Nous sommes en Bourbonnais. À Saint-Palais, on me le confirme. Mais les Bourbonnais sont-ils vraiment différents des Berrichons ? Je titille mes interlocuteurs sur les croyances populaires : « Ici c’est quand même plus rationnel. Il y a des choses liées à la religion mais moins de surnaturel. Les sorts, les sorciers, j’ai rien connu de tout ça » assure René Denizot, ancien agriculteur au Verger. Une frontière culturelle avec le Cher ? La frontière linguistique avec la Creuse est plus nette. Les Berrichons de Préveranges ne comprenaient goutte, autrefois, quand ils se rendaient à la foire de Boussac. La langue d’Oc lèche Saint-Palais d’encore plus prêt : « Je ne comprenais pas toujours mon oncle qui était de Saint-Sauvier. On parlait aussi creusois à Treignat » poursuit René Denizot. Les habitants de Saint-Palais vont aujourd’hui faire leurs courses indifféremment à Préveranges ou à Boussac. Ici on n’a pas de sorciers mais la mémoire collective signale l’existence d’interminables souterrains. L’un déboucherait au château de Boussac. Il n’y a plus qu’à y installer un tapis roulant : ce serait pratique pour les courses.

Le vin du Midi arrivait à la gare de Saint-Marien

Arlette Philippon, Madame le maire, a réuni pour moi quelques anciens. Dont Michèle Chagnon, 84 ans, qui tient avec sa fille le Café des sports. Ses propres parents ont repris l’affaire en 1931, tout en faisant « un peu de culture ». Quelle meilleure jauge de ce que fut l’activité d’un village que les débits de boisson : « Avant-guerre, il y avait trois marchands de gros en vin. Les tonnes de vin arrivaient du Midi à la gare de Saint-Marien » situe Michèle Chagnon. Il faut replacer ce fort débit vineux dans le contexte d’une époque « où tout le travail était manuel ». Comme son patronyme le laisse supposer, Jean Lewandowski a des racines polonaises. Ses parents ont initialement émigré dans l’Aisne où ils ramassaient des betteraves » L’exode les a poussés jusqu’en Boischaut. Le travail, Après-Guerre, les a amenés dans l’Allier. En 1980, la ferme de Saint-Palais où Jean et son frère étaient métayers a été vendue. L’histoire de Jean Lewandowski fait écho à celle de Roger Boubet de Saint-Priest : lui aussi est parti travailler chez Dagard, à Boussac. Avant de se quitter, Jean Lewandowski me raconte encore cette anecdote liée à la période de l’Occupation : « Nous étions métayers à Ardenais, dans le Cher. Mon frère aîné, puis mon père, ont été déportés. Ma mère se retrouvait seule à exploiter 58 hectares. Un soir d’été, je suis allé voir nos prés de l’Arnon. Le foin était coupé. Tous les voisins, sans rien dire, avaient fait tout le boulot. » Superstitieux mais sympas les paysans berrichons.

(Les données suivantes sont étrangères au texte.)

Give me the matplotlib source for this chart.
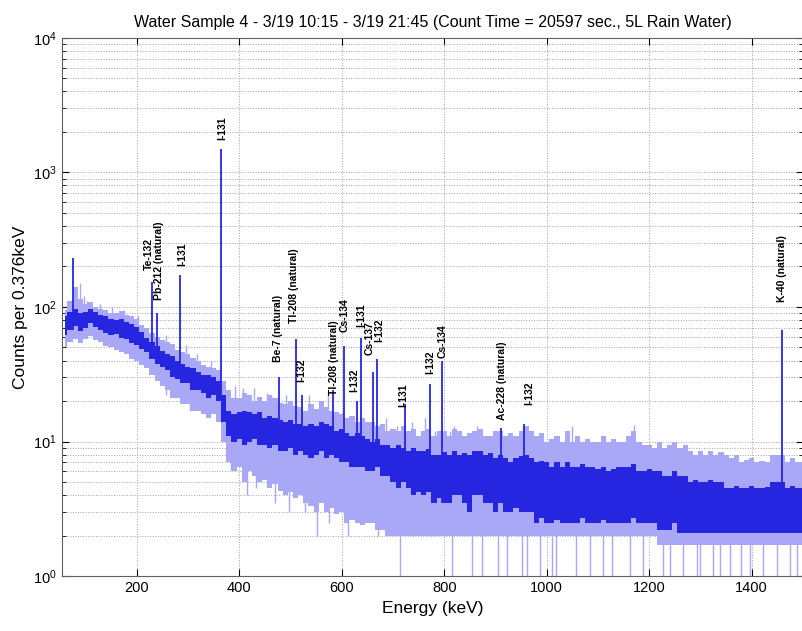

L’Arnon, une rivière trait d’union

Cette partie du Bourbonnais et le Berry ont au moins un trait d’union : l’Arnon. Nous voilà en train de dévaler un chemin défoncé à travers les orties et les ronces. Le dénivelé annonce un passage délicat. C’est bien l’Arnon qui coule. Tout jeune. Le gué est une cuvette aux bords bien raides. Quand bien même Isis serait tentée, l’attelage ne passera pas. Je dételle, attache l’âne, je prends sa place et de l’élan. Impossible de hisser la carriole sur la berge. Isis, elle, refuse l’idée même de tremper un sabot dans l’eau. L’âne sur une rive, nous sur l’autre, la carriole plantée au milieu du gué. Le lieu-dit s’appelle, oppotunément, Le Patouillet. Nous n’avons parcouru que six kilomètres dans l’Allier et espérons, en dépit de notre situation peu reluisante, en voir un plus grand morceau.